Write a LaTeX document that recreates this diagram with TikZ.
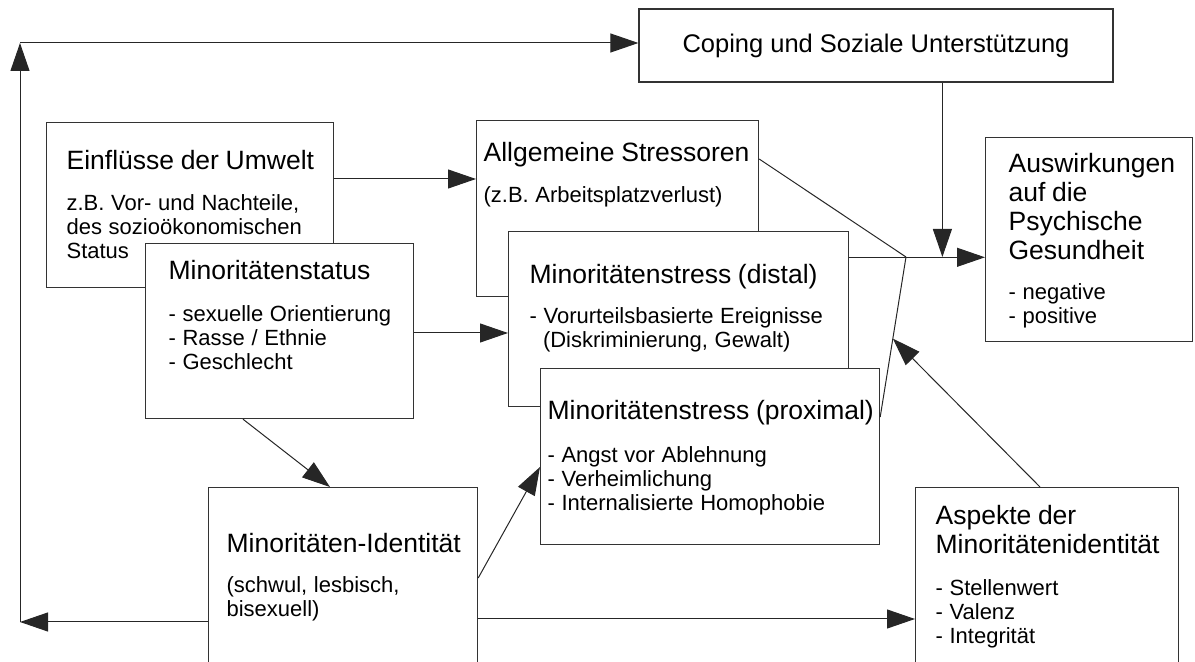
\documentclass[tikz,border=0pt]{standalone}
\usepackage{fontspec}
\setmainfont{Liberation Sans}
\usetikzlibrary{arrows.meta,calc}
\newcommand{\hd}{\fontsize{13.25}{14.5}\selectfont}
\newcommand{\sm}{\fontsize{11}{12}\selectfont}
\tikzstyle{mbox}=[rectangle, draw=black!80, line width=0.6pt, fill=white,
 anchor=north west, inner sep=0pt, align=left]
\tikzstyle{cbox}=[rectangle, draw=black!80, line width=0.6pt, fill=white,
 inner sep=0pt, text centered, font=\fontsize{12.75}{14}\selectfont]
\tikzstyle{pline}=[-, draw=black!85, line width=0.5pt]
\tikzstyle{parrow}=[-{Triangle[length=14pt,width=9.5pt]}, draw=black!85, line width=0.5pt]

\begin{document}
\begin{tikzpicture}[x=0.5pt,y=-0.5pt]
\useasboundingbox (0,0) rectangle (1195,662);
\clip (0,0) rectangle (1195,662);

% top
\node (coping) [cbox, minimum width=237pt, minimum height=36.5pt] at (876,45.5)
 {Coping und Soziale Unterstützung};

% left column
\node (einfl) [mbox, text width=143.5pt, text height=23.5pt, text depth=59pt] at (46,122)
 {\leftskip=10pt {\hd Einflüsse der Umwelt\par}\vspace{8.5pt}%
 {\sm z.B. Vor- und Nachteile,\\des sozioökonomischen\\Status\par}};
\node (mstat) [mbox, text width=134pt, text height=18pt, text depth=69.5pt] at (145,243)
 {\leftskip=11.5pt {\hd Minoritätenstatus\par}\vspace{9pt}%
 {\sm - sexuelle Orientierung\\- Rasse / Ethnie\\- Geschlecht\par}};

% stressors
\node (allg) [mbox, text width=141pt, text height=20.5pt, text depth=67.5pt] at (476,120)
 {\leftskip=3.5pt {\hd Allgemeine Stressoren\par}\vspace{8.5pt}%
 {\sm (z.B. Arbeitsplatzverlust)\par}};
\node (distal) [mbox, text width=170pt, text height=26pt, text depth=61.5pt] at (508,231)
 {\leftskip=10.5pt {\hd Minoritätenstress (distal)\par}\vspace{8pt}%
 {\sm - Vorurteilsbasierte Ereignisse\\\hspace*{6.7pt}(Diskriminierung, Gewalt)\par}};
\node (prox) [mbox, text width=169.5pt, text height=25.5pt, text depth=62.5pt] at (540,368)
 {\leftskip=3.5pt {\hd \mbox{Minoritätenstress (proximal)}\par}\vspace{9.5pt}%
 {\sm - Angst vor Ablehnung\\- Verheimlichung\\- Internalisierte Homophobie\par}};

% right column
\node (ausw) [mbox, text width=103.5pt, text height=17.5pt, text depth=84.5pt] at (985,137)
 {\leftskip=11.5pt {\hd Auswirkungen\\auf die\\Psychische\\Gesundheit\par}\vspace{8pt}%
 {\sm - negative\\- positive\par}};

% bottom
\node (ident) [mbox, text width=134.5pt, text height=32.5pt, text depth=67.5pt] at (208,487)
 {\leftskip=9pt {\hd Minoritäten-Identität\par}\vspace{8pt}%
 {\sm (schwul, lesbisch,\\bisexuell)\par}};
\node (aspekte) [mbox, text width=131.5pt, text height=18.5pt, text depth=81.5pt] at (915,487)
 {\leftskip=10pt {\hd Aspekte der\\Minoritätenidentität\par}\vspace{9pt}%
 {\sm - Stellenwert\\- Valenz\\- Integrität\par}};

\coordinate (J) at (906,257);
\coordinate (L1) at (20,622);
\coordinate (L2) at (20,43);

\draw[parrow] ($(einfl.north east)+(0,57)$) coordinate (a1) -- (a1 -| allg.west);
\draw[parrow] ($(mstat.north east)+(0,90)$) coordinate (a2) -- (a2 -| distal.west);
\draw[parrow] ($(mstat.south west)+(98,0)$) -- ($(ident.north west)+(122,0)$);
\draw[parrow] ($(ident.north east)+(0,91)$) -- ($(prox.north west)+(0,99)$);
\draw[parrow] ($(ident.north east)+(0,132)$) coordinate (a5) -- (a5 -| aspekte.west);
\draw[parrow] ($(ident.north west)+(0,135)$) -- (L1);
\draw[parrow] (L1) -- (L2);
\draw[parrow] (L2) -- (L2 -| coping.west);
\draw[parrow] ($(coping.south west)+(304,0)$) coordinate (a7) -- (a7 |- J);

\draw[pline] ($(allg.north east)+(0,39)$) -- (J);
\draw[pline] ($(prox.north east)+(0,49)$) coordinate (a9) -- (J);
\draw[parrow] ($(distal.north east |- J)+(0,0.3)$) -- ($(J)+(0,0.3)$) -- ($(J -| ausw.west)+(0,0.3)$);
\draw[parrow] ($(aspekte.north west)+(125,0)$) -- ($(a9)!0.49!(J)$);

\end{tikzpicture}
\end{document}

Given exercise -> Copy each line above precisely, dropping the pictures.

Finished answer ->
Write a LaTeX document that recreates this diagram with TikZ.
\documentclass[tikz,border=0pt]{standalone}
\usepackage{fontspec}
\setmainfont{Liberation Sans}
\usetikzlibrary{arrows.meta,calc}
\newcommand{\hd}{\fontsize{13.25}{14.5}\selectfont}
\newcommand{\sm}{\fontsize{11}{12}\selectfont}
\tikzstyle{mbox}=[rectangle, draw=black!80, line width=0.6pt, fill=white,
 anchor=north west, inner sep=0pt, align=left]
\tikzstyle{cbox}=[rectangle, draw=black!80, line width=0.6pt, fill=white,
 inner sep=0pt, text centered, font=\fontsize{12.75}{14}\selectfont]
\tikzstyle{pline}=[-, draw=black!85, line width=0.5pt]
\tikzstyle{parrow}=[-{Triangle[length=14pt,width=9.5pt]}, draw=black!85, line width=0.5pt]

\begin{document}
\begin{tikzpicture}[x=0.5pt,y=-0.5pt]
\useasboundingbox (0,0) rectangle (1195,662);
\clip (0,0) rectangle (1195,662);

% top
\node (coping) [cbox, minimum width=237pt, minimum height=36.5pt] at (876,45.5)
 {Coping und Soziale Unterstützung};

% left column
\node (einfl) [mbox, text width=143.5pt, text height=23.5pt, text depth=59pt] at (46,122)
 {\leftskip=10pt {\hd Einflüsse der Umwelt\par}\vspace{8.5pt}%
 {\sm z.B. Vor- und Nachteile,\\des sozioökonomischen\\Status\par}};
\node (mstat) [mbox, text width=134pt, text height=18pt, text depth=69.5pt] at (145,243)
 {\leftskip=11.5pt {\hd Minoritätenstatus\par}\vspace{9pt}%
 {\sm - sexuelle Orientierung\\- Rasse / Ethnie\\- Geschlecht\par}};

% stressors
\node (allg) [mbox, text width=141pt, text height=20.5pt, text depth=67.5pt] at (476,120)
 {\leftskip=3.5pt {\hd Allgemeine Stressoren\par}\vspace{8.5pt}%
 {\sm (z.B. Arbeitsplatzverlust)\par}};
\node (distal) [mbox, text width=170pt, text height=26pt, text depth=61.5pt] at (508,231)
 {\leftskip=10.5pt {\hd Minoritätenstress (distal)\par}\vspace{8pt}%
 {\sm - Vorurteilsbasierte Ereignisse\\\hspace*{6.7pt}(Diskriminierung, Gewalt)\par}};
\node (prox) [mbox, text width=169.5pt, text height=25.5pt, text depth=62.5pt] at (540,368)
 {\leftskip=3.5pt {\hd \mbox{Minoritätenstress (proximal)}\par}\vspace{9.5pt}%
 {\sm - Angst vor Ablehnung\\- Verheimlichung\\- Internalisierte Homophobie\par}};

% right column
\node (ausw) [mbox, text width=103.5pt, text height=17.5pt, text depth=84.5pt] at (985,137)
 {\leftskip=11.5pt {\hd Auswirkungen\\auf die\\Psychische\\Gesundheit\par}\vspace{8pt}%
 {\sm - negative\\- positive\par}};

% bottom
\node (ident) [mbox, text width=134.5pt, text height=32.5pt, text depth=67.5pt] at (208,487)
 {\leftskip=9pt {\hd Minoritäten-Identität\par}\vspace{8pt}%
 {\sm (schwul, lesbisch,\\bisexuell)\par}};
\node (aspekte) [mbox, text width=131.5pt, text height=18.5pt, text depth=81.5pt] at (915,487)
 {\leftskip=10pt {\hd Aspekte der\\Minoritätenidentität\par}\vspace{9pt}%
 {\sm - Stellenwert\\- Valenz\\- Integrität\par}};

\coordinate (J) at (906,257);
\coordinate (L1) at (20,622);
\coordinate (L2) at (20,43);

\draw[parrow] ($(einfl.north east)+(0,57)$) coordinate (a1) -- (a1 -| allg.west);
\draw[parrow] ($(mstat.north east)+(0,90)$) coordinate (a2) -- (a2 -| distal.west);
\draw[parrow] ($(mstat.south west)+(98,0)$) -- ($(ident.north west)+(122,0)$);
\draw[parrow] ($(ident.north east)+(0,91)$) -- ($(prox.north west)+(0,99)$);
\draw[parrow] ($(ident.north east)+(0,132)$) coordinate (a5) -- (a5 -| aspekte.west);
\draw[parrow] ($(ident.north west)+(0,135)$) -- (L1);
\draw[parrow] (L1) -- (L2);
\draw[parrow] (L2) -- (L2 -| coping.west);
\draw[parrow] ($(coping.south west)+(304,0)$) coordinate (a7) -- (a7 |- J);

\draw[pline] ($(allg.north east)+(0,39)$) -- (J);
\draw[pline] ($(prox.north east)+(0,49)$) coordinate (a9) -- (J);
\draw[parrow] ($(distal.north east |- J)+(0,0.3)$) -- ($(J)+(0,0.3)$) -- ($(J -| ausw.west)+(0,0.3)$);
\draw[parrow] ($(aspekte.north west)+(125,0)$) -- ($(a9)!0.49!(J)$);

\end{tikzpicture}
\end{document}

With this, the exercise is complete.